Aquellos indicios me hicieron comprender que es­tábamos atravesando un terrible lago asolado por fan­tasmas y diablos, y en consecuencia le encomendé mi espíritu a Dios. El poder del Señor somete cualquier mal. En el momento en que terminé mi oración contra los espíritus del mal, se rasgó el velo de oscuridad, ¡y el sol brilló como una gigantesca rosa de fuego que cu­briese al mundo con áureos y vistosos ropajes!

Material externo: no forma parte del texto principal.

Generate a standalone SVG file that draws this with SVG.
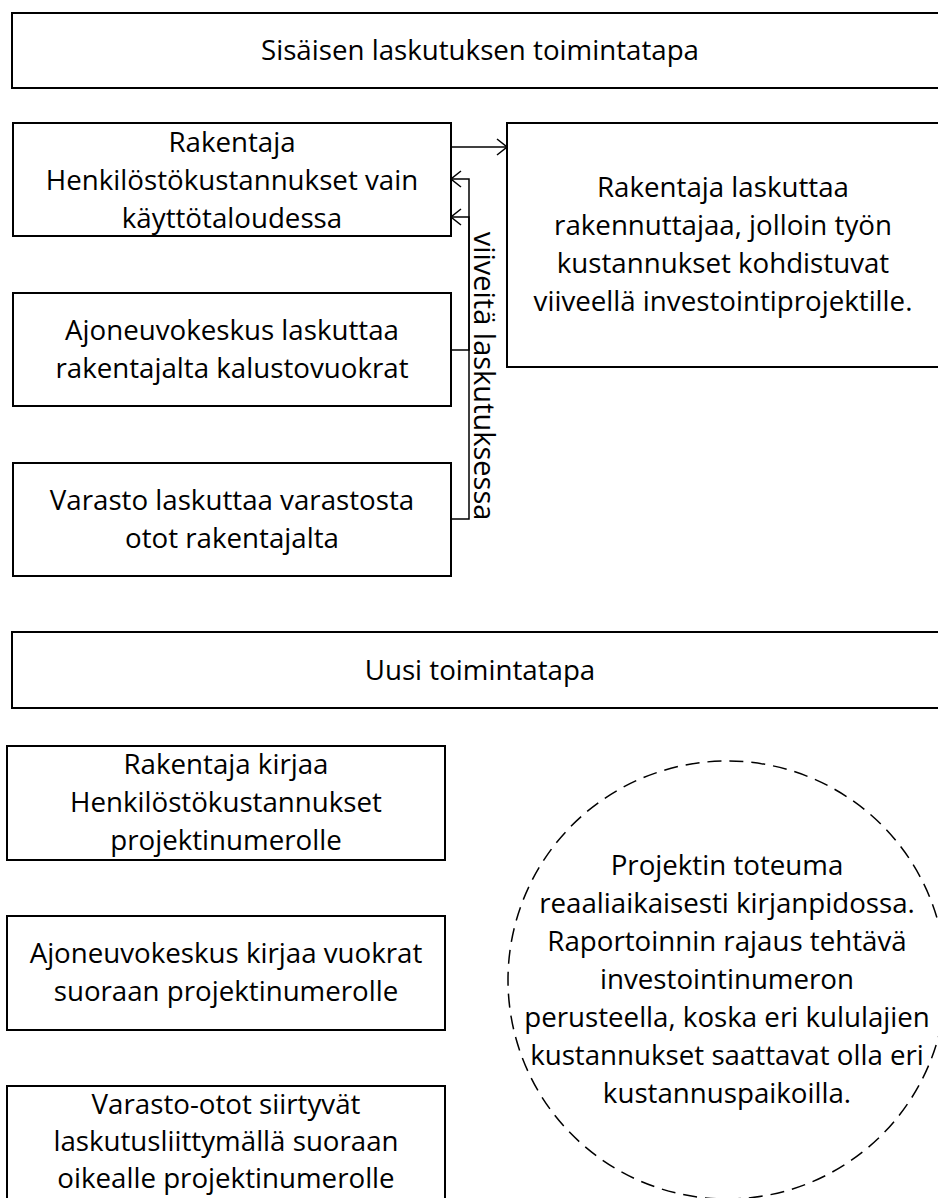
<svg xmlns="http://www.w3.org/2000/svg" width="938" height="1198" viewBox="0 0 938 1198">
<style>
  .box { fill: #fff; stroke: #000; stroke-width: 2; }
  .t { font-family: "Open Sans", "Noto Sans", sans-serif; font-size: 27.7px; fill: #000; text-anchor: middle; }
  .c { fill: none; stroke: #000; stroke-width: 1.5; }
  .dash { fill: none; stroke: #000; stroke-width: 1.5; stroke-dasharray: 14 8; }
</style>
<defs>
  <marker id="arr" viewBox="0 0 12 18" refX="11" refY="9" markerWidth="12" markerHeight="18" markerUnits="userSpaceOnUse" orient="auto">
    <path d="M1,1 L11,9 L1,17" fill="none" stroke="#000" stroke-width="1.5"/>
  </marker>
</defs>
<rect width="938" height="1198" fill="#fff"/>

<g id="title1">
  <rect class="box" x="12" y="13" width="936" height="75"/>
  <text class="t" x="480" y="60">Sisäisen laskutuksen toimintatapa</text>
</g>

<g id="rakentaja">
  <rect class="box" x="13" y="123" width="438" height="113"/>
  <text class="t" x="232" y="152">Rakentaja</text>
  <text class="t" x="232" y="190">Henkilöstökustannukset vain</text>
  <text class="t" x="232" y="228">käyttötaloudessa</text>
</g>

<g id="rakentaja-laskuttaa">
  <rect class="box" x="507" y="123" width="434" height="244"/>
  <text class="t" x="723" y="197">Rakentaja laskuttaa</text>
  <text class="t" x="723" y="235">rakennuttajaa, jolloin työn</text>
  <text class="t" x="723" y="273">kustannukset kohdistuvat</text>
  <text class="t" x="723" y="311">viiveellä investointiprojektille.</text>
</g>

<g id="ajoneuvokeskus">
  <rect class="box" x="13" y="293" width="438" height="113"/>
  <text class="t" x="232" y="340">Ajoneuvokeskus laskuttaa</text>
  <text class="t" x="232" y="378">rakentajalta kalustovuokrat</text>
</g>

<g id="varasto">
  <rect class="box" x="13" y="463" width="438" height="113"/>
  <text class="t" x="232" y="510">Varasto laskuttaa varastosta</text>
  <text class="t" x="232" y="548">otot rakentajalta</text>
</g>

<g id="title2">
  <rect class="box" x="12" y="632" width="936" height="76"/>
  <text class="t" x="480" y="680">Uusi toimintatapa</text>
</g>

<g id="uusi-rakentaja">
  <rect class="box" x="7" y="746" width="438" height="114"/>
  <text class="t" x="226" y="774">Rakentaja kirjaa</text>
  <text class="t" x="226" y="812">Henkilöstökustannukset</text>
  <text class="t" x="226" y="850">projektinumerolle</text>
</g>

<g id="uusi-ajoneuvokeskus">
  <rect class="box" x="7" y="916" width="438" height="114"/>
  <text class="t" x="226" y="963">Ajoneuvokeskus kirjaa vuokrat</text>
  <text class="t" x="226" y="1001">suoraan projektinumerolle</text>
</g>

<g id="uusi-varasto">
  <rect class="box" x="7" y="1086" width="438" height="120"/>
  <text class="t" x="226" y="1114">Varasto-otot siirtyvät</text>
  <text class="t" x="226" y="1151">laskutusliittymällä suoraan</text>
  <text class="t" x="226" y="1188">oikealle projektinumerolle</text>
</g>

<g id="toteuma">
  <circle class="dash" cx="727" cy="980" r="219"/>
  <text class="t" x="727" y="875">Projektin toteuma</text>
  <text class="t" x="727" y="913">reaaliaikaisesti kirjanpidossa.</text>
  <text class="t" x="727" y="951">Raportoinnin rajaus tehtävä</text>
  <text class="t" x="727" y="989">investointinumeron</text>
  <text class="t" x="727" y="1027">perusteella, koska eri kululajien</text>
  <text class="t" x="727" y="1065">kustannukset saattavat olla eri</text>
  <text class="t" x="727" y="1103">kustannuspaikoilla.</text>
</g>

<g id="connectors">
  <line class="c" x1="451" y1="147" x2="507" y2="147" marker-end="url(#arr)"/>
  <polyline class="c" points="451,350 469,350 469,179 451,179" marker-end="url(#arr)"/>
  <polyline class="c" points="451,519 469,519 469,217 451,217" marker-end="url(#arr)"/>
  <text class="t" style="font-size:29px" transform="translate(474,376) rotate(90)" x="0" y="0">viiveitä laskutuksessa</text>
</g>
</svg>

Frente a ese glorioso ojo de Dios, las sombras se desvanecieron y no volvieron a acecharnos. La espesa niebla, transformada en una bruma leve y transparen­te, se entretuvo un poco más en las laderas de las mon­tañas, antes de desaparecer por completo. No quedó ni rastro de ella, excepto en las profundas grietas de los ce­rros. El lago parecía plata líquida; las montañas, bri­llantes, mostraban selvas parecidas a llamas de fuego. Mi corazón estaba embriagado de asombro y gratitud.

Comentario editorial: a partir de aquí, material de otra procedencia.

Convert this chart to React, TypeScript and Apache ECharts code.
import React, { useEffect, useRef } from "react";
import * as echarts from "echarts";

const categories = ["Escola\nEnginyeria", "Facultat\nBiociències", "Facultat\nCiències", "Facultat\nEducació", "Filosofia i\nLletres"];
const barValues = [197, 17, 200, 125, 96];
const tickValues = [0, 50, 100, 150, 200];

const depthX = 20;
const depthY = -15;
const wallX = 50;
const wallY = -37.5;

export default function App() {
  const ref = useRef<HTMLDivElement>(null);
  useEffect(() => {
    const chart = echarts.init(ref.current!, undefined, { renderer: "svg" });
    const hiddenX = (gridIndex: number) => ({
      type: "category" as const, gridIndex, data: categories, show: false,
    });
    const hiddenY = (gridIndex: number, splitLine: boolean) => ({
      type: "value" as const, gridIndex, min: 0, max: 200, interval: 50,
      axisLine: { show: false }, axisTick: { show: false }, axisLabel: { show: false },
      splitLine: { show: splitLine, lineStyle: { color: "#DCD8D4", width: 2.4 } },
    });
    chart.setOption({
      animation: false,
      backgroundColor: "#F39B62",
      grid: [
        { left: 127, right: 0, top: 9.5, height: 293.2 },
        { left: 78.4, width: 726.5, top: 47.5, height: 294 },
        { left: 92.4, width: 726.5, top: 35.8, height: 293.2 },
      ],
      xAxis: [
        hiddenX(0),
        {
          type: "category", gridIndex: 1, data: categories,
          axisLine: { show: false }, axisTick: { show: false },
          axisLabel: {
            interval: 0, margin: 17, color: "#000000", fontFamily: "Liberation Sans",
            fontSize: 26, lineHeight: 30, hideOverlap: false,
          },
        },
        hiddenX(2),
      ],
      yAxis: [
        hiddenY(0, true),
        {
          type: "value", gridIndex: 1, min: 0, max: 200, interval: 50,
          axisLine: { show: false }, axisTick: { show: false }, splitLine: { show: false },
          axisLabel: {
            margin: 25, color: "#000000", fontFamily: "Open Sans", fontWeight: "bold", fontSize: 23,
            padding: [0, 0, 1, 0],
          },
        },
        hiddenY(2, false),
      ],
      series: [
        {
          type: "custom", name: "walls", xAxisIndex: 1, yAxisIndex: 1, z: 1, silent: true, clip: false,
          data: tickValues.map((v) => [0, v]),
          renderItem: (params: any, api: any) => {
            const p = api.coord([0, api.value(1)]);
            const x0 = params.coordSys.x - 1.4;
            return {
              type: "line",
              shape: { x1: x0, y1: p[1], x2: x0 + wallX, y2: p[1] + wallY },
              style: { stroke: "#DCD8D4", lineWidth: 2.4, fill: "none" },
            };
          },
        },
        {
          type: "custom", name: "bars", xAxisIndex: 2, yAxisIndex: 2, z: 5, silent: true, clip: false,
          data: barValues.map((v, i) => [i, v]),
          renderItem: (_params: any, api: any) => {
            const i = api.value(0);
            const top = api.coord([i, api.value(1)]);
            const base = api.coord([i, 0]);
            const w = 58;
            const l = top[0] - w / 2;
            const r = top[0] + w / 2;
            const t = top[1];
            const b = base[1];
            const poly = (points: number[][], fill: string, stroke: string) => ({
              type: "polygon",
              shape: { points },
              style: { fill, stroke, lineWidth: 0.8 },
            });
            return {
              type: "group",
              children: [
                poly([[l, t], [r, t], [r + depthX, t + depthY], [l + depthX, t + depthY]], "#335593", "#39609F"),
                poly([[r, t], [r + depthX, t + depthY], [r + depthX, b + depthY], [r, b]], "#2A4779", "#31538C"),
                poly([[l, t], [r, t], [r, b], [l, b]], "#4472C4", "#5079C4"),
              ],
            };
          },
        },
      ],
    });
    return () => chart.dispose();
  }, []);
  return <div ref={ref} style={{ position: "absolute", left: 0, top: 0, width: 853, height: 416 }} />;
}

Mientras nuestro bote avanzaba, noté que el agua del lago colmaba una cuenca larga y angosta. A nuestra derecha los picos se levantaban hasta considerable altu­ra, con las crestas cubiertas de pinos, pero a la izquierda y enfrente había un lugar muy placentero en el que se levantaba una gran construcción. Era San Bartolomé, la residencia veraniega de mi Superior, el Padre Andrés.
Ese tranquilo vergel no era demasiado grande; ex­cepto en la zona que daba sobre el lago, se encontraba rodeado de promontorios que se levantaban en el aire hasta los mil pies de altura. Mucho más arriba, en la zona frontal de ese gigantesco muro, había una fértil pradera que brillaba como una enorme joya sobre el manto gris de la montaña. Mi joven acompañante me informó de que ése era el único lugar en toda la región donde crecían Edelweiss. Era, por lo tanto, el lugar exacto donde Benedicta había recogido aquellas mara­villosas flores que me había regalado mientras estaba de penitencia.

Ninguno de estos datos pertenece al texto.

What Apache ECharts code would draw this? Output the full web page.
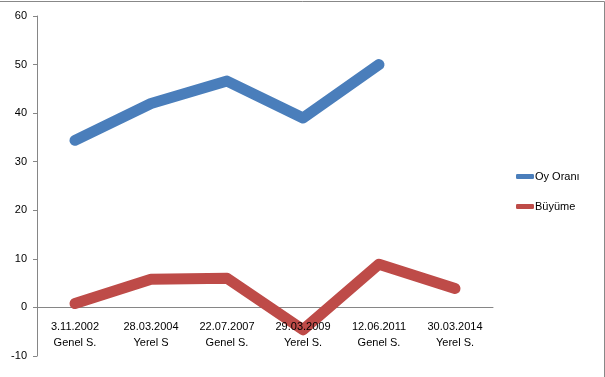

Contemplé aquel bello y terrible lugar con una mezcla de sentimientos que me resulta impo­sible describir. El guía, cuyo estado de ánimo encajaba con el jovial aspecto que en ese momento mostraba la naturaleza, gritaba y cantaba; pero yo, al notar que abrasadoras lágrimas brotaban de mis ojos y me co­rrían por las mejillas, escondí mi rostro en la capucha.